В рамках тех исследований, которые я сделал, изучая невроз безработицы, этот тезис полностью подтвердился. Правда, предметом этих исследований были преимуществен­но молодые люди, которые - по причине отсутствия у них работы - находились в состоянии тяжелейшей депрессии. Мне часто говорят, что причина этой депрессии слишком уж очевидна и для этого не нужны никакие исследования. Может быть, это и так, но я хотел бы обратить внимание своих читателей прежде всего на то обстоятельство, что подобная депрессия никогда не сохраняется так же долго, как и ее видимая причина, то есть безработица, и что ее легко можно преодолеть, не дожидаясь, пока подвернется хоть какая-нибудь работа. Я хочу сказать, что это гнетущее состояние прекращается сразу же, как только юноши (или девушки) начнут заниматься общественно полезной работой, всецело отдавшись этому новому делу, например, в системе народного образования, в общественной библиотеке или в какой-либо молодежной организации. Так или иначе, но к ним, в конце концов, может вернуться чувство служения лю­дям; они осознают, что отдают свои силы хорошему делу, и больше не будут ощущать себя никому не нужными людьми.

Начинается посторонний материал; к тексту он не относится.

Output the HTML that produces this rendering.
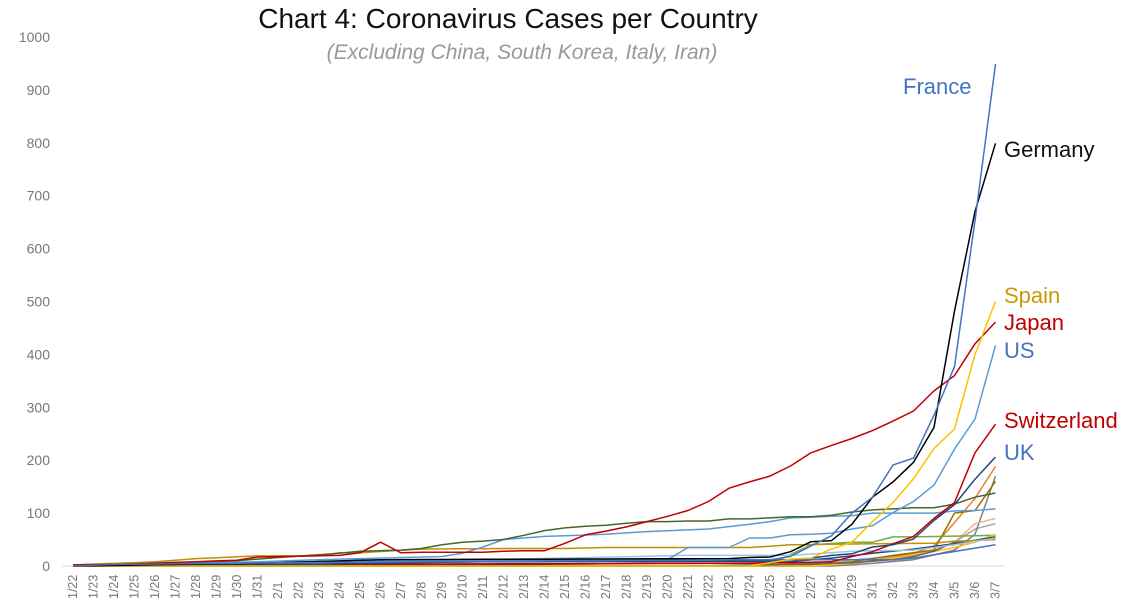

Довольно часто я слышу от таких молодых людей следую­щую фразу: «Да, мы во многом нуждаемся; но это не связа­но только с деньгами: мы хотим понять, для чего мы роди­лись на этот свет, постичь смысл своей собственной жиз­ни». Но ведь смысл жизни можно постичь - и это самое главное - независимо от того, как ты добываешь хлеб свой насущный и ходишь ли ты регулярно на службу. И очень многие из тех, у кого постоянно урчит в животе, ибо они по-прежнему не могут найти работу и поэтому питаются очень плохо, все же, несмотря ни на что, сумели найти смысловой стержень жизни и благодаря этому справились со своей депрессией.

Возвращаясь к психологическим установкам, о которых говорил Штранский, могу сказать, что я смотрю на жизнь оптимистично, поскольку я убежден: все люди преклонного возраста в состоянии вернуться к полнокровной жизни и справиться с подкрадывающейся к ним депрессией, и это ни в малейшей степени не зависит от того, имеют ли они опла­чиваемую работу или занимаются общественно полезной деятельностью.

Итак, с точки зрения психолога, не слишком важно, мо­лод человек или стар, и если стар, то насколько; гораздо более важен вопрос, заполнены ли его время и его душа тем делом, которому данный человек может посвятить в данный момент свою жизнь; сумел ли человек, несмотря на свой воз­раст, сохранить тягу к радостной, наполненной событиями жизни, ибо, говоря словами поэта, «душа обязана трудиться и день и ночь, и день и ночь». И совершенно не имеет никакого значения, связана ли деятельность человека, дающая ему осо­знание смысла собственного бытия, с денежным вознагражде­нием или нет; с точки зрения психологов, основополагаю­щим и, можно сказать, решающим является вопрос, который заключается в том, пробуждает ли эта деятельность в чело­веке, несмотря на его преклонный возраст, сильное желание быть - быть для кого-то или для чего-то.